SPP300 - The SSP300 aerosol probe covers a range of particle sizes that bridges the gap between the true aerosols and the smaller droplets (0.3 - 20 mm).  Like all 1-D optical probes, however, the SSP300 has no way to distinguish between aerosols, ice or water.  Due to difficulties in determining the sample volume for this probe, this measurement is the least accurate of the aerosol probes.

CDP - This probe basically matches the same droplet size distribution as covered by the SPP100 probes.  A failure in the optical heaters during flights rf03 & rf04 resulted in a complete loss of data for those flights.  Beyond that problem the system functioned very well and provides the best droplet sizing data of the two systems.

14.  Precipitation Sizing Data. Two OAP probes were flown during the project.  Unit one was a standard 2D-C probe with 25 um resolution.  This system functioned well though out the entire project.  A newly modified 2D-C with 10 um resolution was added to the payload just prior to departure.  The system functioned well for the first 5 flights, but the laser failed during rf06.  We were unable to repair this unit in the field resulting in a complete loss of data for flights rf06 - rf14.

15.CVI Data Report: VOCALS (C. Twohy, 17 Jan 2009)
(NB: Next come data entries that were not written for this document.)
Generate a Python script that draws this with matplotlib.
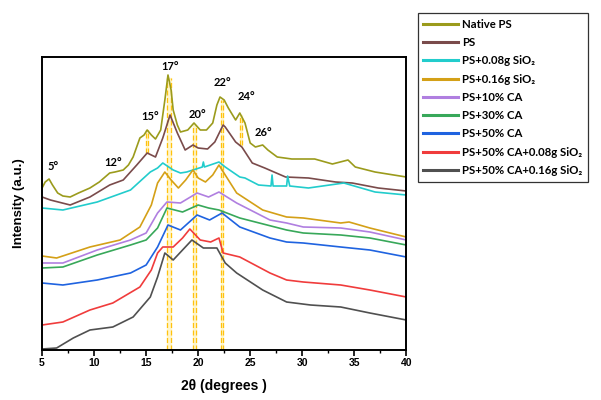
import matplotlib
matplotlib.use('Agg')
import matplotlib.pyplot as plt
from matplotlib.ticker import MultipleLocator

# curve data (2theta in degrees, intensity in arbitrary offset units)
native_x = [5.0, 5.3, 5.67, 6.0, 6.5, 7.0, 7.7, 8.5, 9.6, 10.5, 11.5, 12.0, 12.8, 13.3, 13.75, 14.4, 14.8, 15.1,
            15.5, 15.9, 16.4, 16.8, 17.1, 17.4, 17.6, 18.0, 18.3, 19.0, 19.6, 20.2, 20.8, 21.4, 21.8, 22.1, 22.5,
            22.9, 23.6, 24.0, 24.5, 25.0, 25.5, 26.2, 26.7, 27.6, 29.0, 31.2, 32.9, 34.4, 35.1, 37.0, 40.0]
native_y = [162, 168, 171, 165, 157, 154, 153, 157, 162, 168, 177, 178, 180, 185, 193, 212, 215, 220,
            215, 211, 220, 250, 275, 260, 240, 225, 218, 220, 227, 220, 220, 227, 245, 253, 250,
            242, 230, 237, 227, 207, 203, 205, 200, 193, 191, 191, 186, 190, 183, 178, 173]

ps_x = [5.0, 5.8, 7.7, 9.6, 11.5, 12.8, 14.1, 15.1, 15.9, 16.6, 17.3, 18.0, 18.75, 19.5, 20.0, 20.9, 21.6,
        22.4, 22.6, 23.6, 24.2, 25.2, 26.4, 28.4, 30.6, 33.2, 34.8, 37.3, 40.0]
ps_y = [153, 150, 145, 153, 165, 170, 185, 197, 193, 212, 235, 217, 200, 205, 202, 201, 208,
        225, 223, 208, 203, 187, 182, 173, 172, 168, 167, 162, 159]

si08_x = [5.0, 7.0, 10.3, 13.5, 15.4, 16.1, 16.6, 17.6, 18.3, 18.9, 20.4, 20.5, 20.6, 22.0, 22.6, 24.0, 24.5,
          25.8, 27.0, 27.1, 27.2, 28.5, 28.6, 28.8, 30.6, 34.0, 37.0, 40.0]
si08_y = [142, 140, 148, 160, 178, 182, 187, 180, 177, 178, 183, 188, 183, 188, 183, 173, 172,
          165, 164, 175, 164, 164, 174, 164, 162, 167, 158, 155]

si16_x = [5.0, 6.4, 9.6, 12.5, 14.4, 15.5, 16.1, 16.8, 17.4, 18.1, 18.8, 19.5, 20.0, 20.7, 21.4, 22.0, 22.6,
          23.7, 26.2, 28.5, 30.1, 33.7, 34.5, 36.5, 40.0]
si16_y = [94, 92, 103, 110, 123, 145, 167, 178, 170, 162, 170, 180, 172, 168, 175, 185, 175,
          157, 140, 133, 132, 127, 128, 122, 113]

ca10_x = [5.0, 7.0, 10.3, 13.5, 15.0, 16.1, 17.0, 18.3, 19.9, 21.0, 22.0, 23.7, 26.9, 28.5, 30.1, 33.7, 36.5, 40.0]
ca10_y = [87, 87, 100, 110, 117, 137, 148, 147, 157, 153, 158, 147, 130, 127, 123, 122, 118, 110]

ca30_x = [5.0, 7.0, 10.3, 13.5, 15.0, 16.1, 17.0, 18.5, 20.0, 21.0, 22.0, 24.0, 28.5, 30.1, 33.7, 36.5, 40.0]
ca30_y = [82, 83, 95, 105, 110, 122, 142, 138, 145, 142, 140, 132, 120, 117, 115, 112, 105]

ca50_x = [5.0, 7.0, 10.3, 13.5, 15.0, 16.1, 17.1, 18.3, 19.9, 21.1, 22.3, 24.0, 26.9, 28.5, 30.1, 33.7, 36.5, 40.0]
ca50_y = [67, 65, 70, 77, 85, 103, 125, 120, 135, 130, 137, 123, 112, 108, 107, 103, 100, 93]

ca50_si08_x = [5.0, 7.0, 9.6, 11.8, 14.4, 15.5, 16.1, 16.6, 17.6, 18.5, 19.2, 20.2, 21.2, 22.0, 22.4, 24.0,
               26.9, 28.5, 30.1, 33.7, 36.5, 40.0]
ca50_si08_y = [25, 28, 40, 47, 63, 80, 97, 103, 103, 112, 121, 110, 108, 112, 97, 93,
               77, 70, 68, 65, 60, 53]

ca50_si16_x = [5.0, 6.4, 8.0, 9.6, 11.8, 13.75, 15.4, 16.1, 16.8, 17.6, 18.5, 19.4, 20.5, 21.8, 22.6, 23.7,
               26.2, 28.5, 30.8, 33.7, 36.5, 40.0]
ca50_si16_y = [1, 2, 12, 20, 23, 33, 53, 73, 97, 90, 100, 110, 102, 102, 87, 77,
               60, 48, 45, 43, 37, 30]

labels = ['Native PS', 'PS', 'PS+0.08g SiO₂', 'PS+0.16g SiO₂', 'PS+10% CA',
          'PS+30% CA', 'PS+50% CA', 'PS+50% CA+0.08g SiO₂', 'PS+50% CA+0.16g SiO₂']
colors = ['#9B9B1C', '#7A4B4B', '#22CCCC', '#D4A017', '#B07FE0', '#38A85A', '#1F63E0', '#F03C3C', '#505050']
xs = [native_x, ps_x, si08_x, si16_x, ca10_x, ca30_x, ca50_x, ca50_si08_x, ca50_si16_x]
ys = [native_y, ps_y, si08_y, si16_y, ca10_y, ca30_y, ca50_y, ca50_si08_y, ca50_si16_y]

# peak markers (pairs of dashed lines) and peak labels
mark_x = [17.05, 17.35, 19.55, 19.8, 22.15, 22.4, 15.0, 15.2, 24.0, 24.2]
mark_lo = [0, 0, 0, 0, 0, 0, 197, 197, 205, 205]
mark_hi = [272, 272, 225, 225, 250, 250, 220, 220, 235, 235]
peak_text = ['5°', '12°', '15°', '17°', '20°', '22°', '24°', '26°']
peak_x = [6.1, 11.8, 15.4, 17.3, 19.9, 22.3, 24.6, 26.3]
peak_y = [183, 187, 233, 283, 236, 267, 253, 218]

fig = plt.figure(figsize=(6.01, 4.0), dpi=100)
ax = fig.add_axes([0.070, 0.125, 0.606, 0.7325])

for i in range(0, len(mark_x), 2):
    ax.fill_betweenx([mark_lo[i], mark_hi[i]], mark_x[i], mark_x[i + 1], color='#FFF3B8', alpha=0.7, zorder=1)
ax.vlines(mark_x, mark_lo, mark_hi, colors='#FFC20E', linestyles=(0, (4, 2)), linewidth=0.9, zorder=1)

for x, y, c, lab in zip(xs, ys, colors, labels):
    ax.plot(x, y, color=c, lw=1.2, label=lab, zorder=2)

for t, x, y in zip(peak_text, peak_x, peak_y):
    ax.text(x, y, t, ha='center', va='center', fontsize=8, fontweight='bold', family='Lato')

ax.set_xlim(5, 40)
ax.set_ylim(0, 293)
ax.xaxis.set_major_locator(MultipleLocator(5))
ax.xaxis.set_minor_locator(MultipleLocator(2.5))
ax.set_yticks([])
ax.tick_params(axis='x', which='major', length=4, width=1.2, direction='out', pad=2)
ax.tick_params(axis='x', which='minor', length=2.5, width=1.0, direction='out')
for lab in ax.get_xticklabels():
    lab.set_fontweight('bold')
    lab.set_fontsize(7.5)
    lab.set_family('Liberation Sans')
for s in ax.spines.values():
    s.set_linewidth(1.4)

ax.set_xlabel('2θ (degrees )', fontsize=10, fontweight='bold', family='Liberation Sans', labelpad=8)
ax.set_ylabel('Intensity (a.u.)', fontsize=9.5, fontweight='bold', family='Liberation Sans', labelpad=12)

leg = fig.legend(loc='upper left', bbox_to_anchor=(0.695, 0.9675), frameon=True, fancybox=False,
                 edgecolor='black', prop={'family': ['Lato', 'DejaVu Sans'], 'weight': 'bold', 'size': 8.2},
                 handlelength=3.0, handletextpad=0.42, labelspacing=0.64, borderpad=0.5, borderaxespad=0)
leg.get_frame().set_linewidth(0.9)
for h in leg.get_lines():
    h.set_linewidth(2.2)

fig.savefig('out.png', dpi=100)
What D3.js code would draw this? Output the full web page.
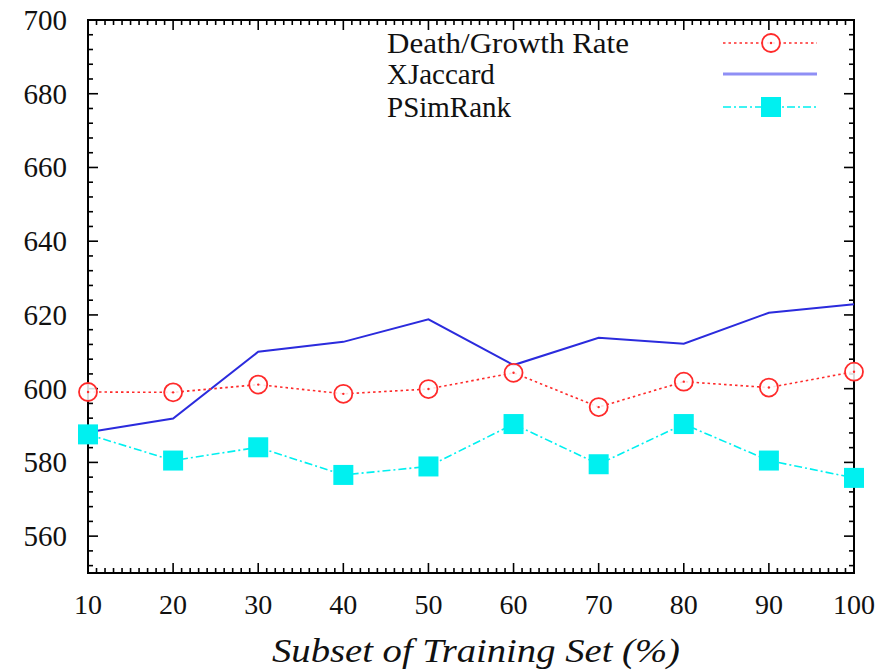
<!DOCTYPE html>
<html>
<head>
<meta charset="utf-8">
<script src="https://cdn.jsdelivr.net/npm/d3@7"></script>
<style>
  html, body { margin: 0; padding: 0; background: #fff; }
  text { font-family: "Liberation Serif", "DejaVu Serif", serif; fill: #111; }
</style>
</head>
<body>
<svg id="chart" width="896" height="670"></svg>
<script>
// ---- data ----
const xValues = [10, 20, 30, 40, 50, 60, 70, 80, 90, 100];
const deathGrowth = [599.1, 599.0, 601.1, 598.6, 599.9, 604.3, 595.0, 601.9, 600.3, 604.6];
const xJaccard    = [588.2, 591.9, 610.0, 612.7, 618.8, 606.4, 613.8, 612.2, 620.6, 622.9];
const pSimRank    = [587.6, 580.5, 584.1, 576.6, 578.9, 590.4, 579.5, 590.4, 580.5, 575.8];
const seriesNames = ["Death/Growth Rate", "XJaccard", "PSimRank"];
const xTickLabels = [10, 20, 30, 40, 50, 60, 70, 80, 90, 100];
const yTickLabels = [560, 580, 600, 620, 640, 660, 680, 700];
const xTitle = "Subset of Training Set (%)";

// ---- layout ----
const svg = d3.select("#chart");
const L = 88, R = 854, T = 20, B = 573;
const x = d3.scaleLinear().domain([10, 100]).range([L, R]);
const y = d3.scaleLinear().domain([550, 700]).range([B, T]);

// ticks (inward, mirrored on all four sides)
const g = svg.append("g");
const xMinor = d3.range(11, 100, 1).filter(v => v % 10 !== 0);
const yMinor = d3.range(552, 700, 4).filter(v => v % 20 !== 0);
const tick = (x1, y1, x2, y2) => g.append("line")
  .attr("x1", x1).attr("y1", y1).attr("x2", x2).attr("y2", y2)
  .attr("stroke", "#000").attr("stroke-width", 1.6);
xTickLabels.forEach(v => { tick(x(v), B, x(v), B - 10); tick(x(v), T, x(v), T + 10); });
xMinor.forEach(v => { tick(x(v), B, x(v), B - 5); tick(x(v), T, x(v), T + 5); });
yTickLabels.forEach(v => { tick(L, y(v), L + 10, y(v)); tick(R, y(v), R - 10, y(v)); });
yMinor.forEach(v => { tick(L, y(v), L + 5, y(v)); tick(R, y(v), R - 5, y(v)); });

// frame
svg.append("rect").attr("x", L).attr("y", T).attr("width", R - L).attr("height", B - T)
  .attr("fill", "none").attr("stroke", "#000").attr("stroke-width", 2);

// tick labels
svg.append("g").selectAll("text").data(yTickLabels).join("text")
  .attr("x", 67).attr("y", d => y(d) + 10)
  .attr("text-anchor", "end").attr("font-size", 29).text(d => d);
svg.append("g").selectAll("text").data(xTickLabels).join("text")
  .attr("x", d => x(d)).attr("y", 614)
  .attr("text-anchor", "middle").attr("font-size", 28).text(d => d);

// axis title
svg.append("text").attr("x", (272 + 680) / 2).attr("y", 662)
  .attr("text-anchor", "middle").attr("font-size", 33).attr("font-style", "italic")
  .attr("textLength", 408).attr("lengthAdjust", "spacingAndGlyphs")
  .text(xTitle);

// series
const line = d3.line().x((d, i) => x(xValues[i])).y(d => y(d));
const red = "#ff2a2a", blue = "#2b2bdd", cyan = "#00f0f0";

svg.append("path").datum(xJaccard).attr("d", line)
  .attr("fill", "none").attr("stroke", blue).attr("stroke-width", 2);

svg.append("path").datum(deathGrowth).attr("d", line)
  .attr("fill", "none").attr("stroke", red).attr("stroke-width", 1.6)
  .attr("stroke-dasharray", "2.5,3");

svg.append("path").datum(pSimRank).attr("d", line)
  .attr("fill", "none").attr("stroke", cyan).attr("stroke-width", 1.6)
  .attr("stroke-dasharray", "8,3,2,3");

// markers
const circ = (cx, cy) => {
  svg.append("circle").attr("cx", cx).attr("cy", cy).attr("r", 9)
    .attr("fill", "#fff").attr("fill-opacity", 0.85)
    .attr("stroke", red).attr("stroke-width", 1.8);
  svg.append("circle").attr("cx", cx).attr("cy", cy).attr("r", 1.2).attr("fill", red);
};
const sq = (cx, cy) => svg.append("rect").attr("x", cx - 10).attr("y", cy - 10)
  .attr("width", 20).attr("height", 20).attr("fill", cyan);

deathGrowth.forEach((v, i) => circ(x(xValues[i]), y(v)));
pSimRank.forEach((v, i) => sq(x(xValues[i]), y(v)));

// legend
const legY = [43, 74, 107];
const legText = [242, null, null];
seriesNames.forEach((n, i) => {
  const t = svg.append("text").attr("x", 387).attr("y", legY[i] + 10)
    .attr("font-size", 29).text(n);
  if (legText[i]) t.attr("textLength", legText[i]).attr("lengthAdjust", "spacingAndGlyphs");
});
svg.append("line").attr("x1", 723).attr("x2", 817).attr("y1", legY[0]).attr("y2", legY[0])
  .attr("stroke", red).attr("stroke-width", 1.6).attr("stroke-dasharray", "2.5,3");
circ(771, legY[0]);
svg.append("line").attr("x1", 723).attr("x2", 817).attr("y1", legY[1]).attr("y2", legY[1])
  .attr("stroke", "#8f8ff5").attr("stroke-width", 3);
svg.append("line").attr("x1", 723).attr("x2", 817).attr("y1", legY[2]).attr("y2", legY[2])
  .attr("stroke", cyan).attr("stroke-width", 1.6).attr("stroke-dasharray", "8,3,2,3");
sq(771, legY[2]);
</script>
</body>
</html>
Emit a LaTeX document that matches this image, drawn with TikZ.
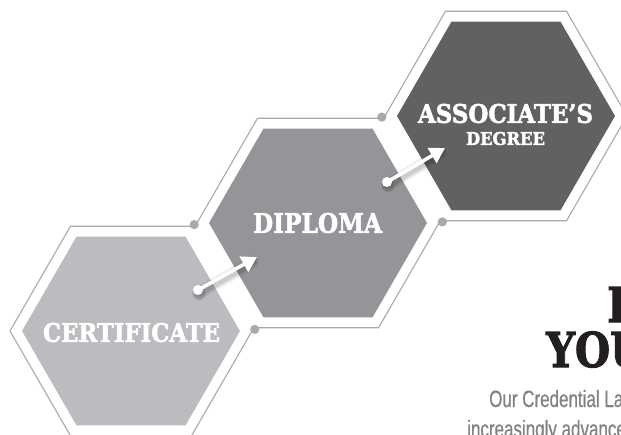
\documentclass[tikz,border=0pt]{standalone}
\usepackage{fontspec}
\usetikzlibrary{arrows.meta,calc}
\newfontfamily\slab{DejaVu Serif}[BoldFeatures={FakeBold=2.2}]
\newfontfamily\cond{Liberation Sans}[FakeStretch=0.72,FakeBold=0.6]
\definecolor{certfill}{HTML}{BBBCBF}
\definecolor{dipfill}{HTML}{939598}
\definecolor{assocfill}{HTML}{616163}
\definecolor{rimgray}{HTML}{A7A9AC}
\definecolor{bodygray}{HTML}{808285}
\definecolor{headblack}{HTML}{231F20}
\begin{document}
\begin{tikzpicture}[x=1pt,y=-1pt,
  rim/.style={draw=rimgray,line width=1.1pt,line join=miter},
  joint/.style={fill=rimgray},
  lab/.style={inner sep=0pt,text=white,font=\slab\bfseries},
  shadowline/.style={line cap=round,draw=black},
  whitearrow/.style={draw=white,line width=3.6pt,-{Triangle[length=15pt,width=17pt]}},
  headtext/.style={anchor=base west,inner sep=0pt,text=headblack},
  bodytext/.style={anchor=base west,inner sep=0pt,text=bodygray}]
\useasboundingbox (0,0) rectangle (621,434);
\clip (0,0) rectangle (621,434);

% centres
\coordinate (c1) at (131,331);
\coordinate (c2) at (318,223);
\coordinate (c3) at (506,116);

% filled hexagons
\fill[certfill] (c1) ++(0:109) -- ++(120:109) -- ++(180:109) -- ++(240:109) -- ++(300:109) -- ++(0:109) -- cycle;
\fill[dipfill] (c2) ++(0:109) -- ++(120:109) -- ++(180:109) -- ++(240:109) -- ++(300:109) -- ++(0:109) -- cycle;
\fill[assocfill] (c3) ++(0:109) -- ++(120:109) -- ++(180:109) -- ++(240:109) -- ++(300:109) -- ++(0:109) -- cycle;

% outer rims (partial); with y pointing down, angle -60 is the upper right corner
\draw[rim] ($(c1)+(-60:121)$) -- ($(c1)+(-120:121)$) -- ($(c1)+(180:121)$) -- ($(c1)+(120:121)$) -- ($(c1)+(60:121)$) -- ($(c1)+(0:121)$);
\draw[rim] ($(c2)+(180:121)$) -- ($(c2)+(-120:121)$) -- ($(c2)+(-60:121)$);
\draw[rim] ($(c2)+(0:121)$) -- ($(c2)+(60:121)$) -- ($(c2)+(120:121)$);
\draw[rim] ($(c3)+(180:121)$) -- ($(c3)+(-120:121)$) -- ($(c3)+(-60:121)$) -- ($(c3)+(0:121)$) -- ($(c3)+(60:121)$) -- ($(c3)+(120:121)$);

% joints
\coordinate (j1) at (194.2,224.6);
\coordinate (j2) at (254.8,329.4);
\coordinate (j3) at (381.8,117.1);
\coordinate (j4) at (442.3,221.9);
\foreach \j in {j1,j2,j3,j4} \fill[joint] (\j) circle (4.6);

% labels
\node[lab] (certL) at (131.5,332.5) {\resizebox{177pt}{19pt}{CERTIFICATE}};
\node[lab] (dipL) at (317.5,223) {\resizebox{129pt}{20pt}{DIPLOMA}};
\node[lab] (assocL) at (505.5,113.5) {\resizebox{175pt}{19pt}{ASSOCIATE’S}};
\node[lab] (degL) at (505.5,138.5) {\resizebox{79pt}{13pt}{DEGREE}};

% arrows
\coordinate (t1) at (198,290);
\coordinate (h1) at (257,257);
\coordinate (t2) at (387,182);
\coordinate (h2) at (445,148);
\foreach \t/\h in {t1/h1,t2/h2}{
  \foreach \w/\o in {13/0.05,10/0.07,7/0.09}{
    \draw[shadowline,line width=\w pt,opacity=\o] ([shift={(1,3)}]\t) -- ([shift={(-4,5)}]\h);
  }
  \fill[black,opacity=0.12] ([shift={(1,3.5)}]\t) circle (6.5);
  \draw[whitearrow] (\t) -- (\h);
  \fill[white] (\t) circle (5);
}

% headline (cut by the page edge)
\node[headtext] (head1) at (607,322) {\scalebox{0.84}[1]{\fontsize{48}{48}\selectfont\slab\bfseries BUILD}};
\node[headtext] (head2) at (546,367) {\scalebox{0.84}[1]{\fontsize{48}{48}\selectfont\slab\bfseries YOUR}};

% body text (cut by the page edge)
\node[bodytext] (body1) at (489,407) {\fontsize{23.6}{24}\selectfont\cond Our Credential Ladder};
\node[bodytext] (body2) at (467,437) {\fontsize{23.6}{24}\selectfont\cond increasingly advanced};
\end{tikzpicture}
\end{document}
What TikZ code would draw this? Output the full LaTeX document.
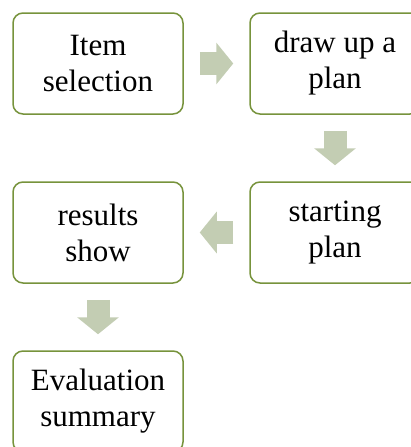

CVI File Variable Names in C-130 netcdf File

CVFXFLOWS Key: The number in the first column, below, is the CVFXFLOWS value in the netcdf file. The second set of values is what combination of user instruments were on CVI at that particular time period.

 1:   CVFX5C

 2:   CVFX6C

 3:   CVFX5C, CVFX6C

 4:   CVFX7C

 5:   CVFX5C, CVFX7C

 6:   CVFX6C, CVFX7C

 7:   CVFX5C, CVFX6C, CVFX7C

 8:   CVFX8C

 9:   CVFX5C, CVFX8C

10:  CVFX6C, CVFX8C

11:  CVFX5C, CVFX6C, CVFX8C

12:  CVFX7C, CVFX8C

13:  CVFX5C, CVFX7C, CVFX8C

14:  CVFX6C, CVFX7C, CVFX8C

15:  CVFX5C, CVFX6C, CVFX7C, CVFX8C

Misc: CVCWC is set to zero when the CVI is sampling as an ambient aerosol inlet (when CVINLET = 1). Also, note that the CVI cut size was increased whenever a sample was changed or user instruments were brought on or off the CVI sample line-thus CVCWC will be lower during that time time. Due to its fuselage location, the CVI also measures drizzle water w/ imperfect efficiency, so CVCWC will be higher than other probes during drizzle periods. Contact Cynthia Twohy (twohy@coas.oregonstate.edu) with questions about the CVI data or for residual nuclei size distributions not available in the netcdf file.

16. SPECIAL NOTE: Virtually all measurements made on the aircraft require some sort of airspeed correction or the systems simply do not become active while the aircraft remains on the ground.  None of the data collected while the aircraft is on the ground should be considered as valid.

Section II:  Flight-by-Flight Summary

Section III:  Updates

The LRT data was updated 6/30/2009. The following changes were made:

• Final 2D data was merged into the files.
• FInal FO3 replaced in-field FO3.
• Drexel SO2 and DMS were merged into the files.

The CO data has not yet been released. It will be released separately when available.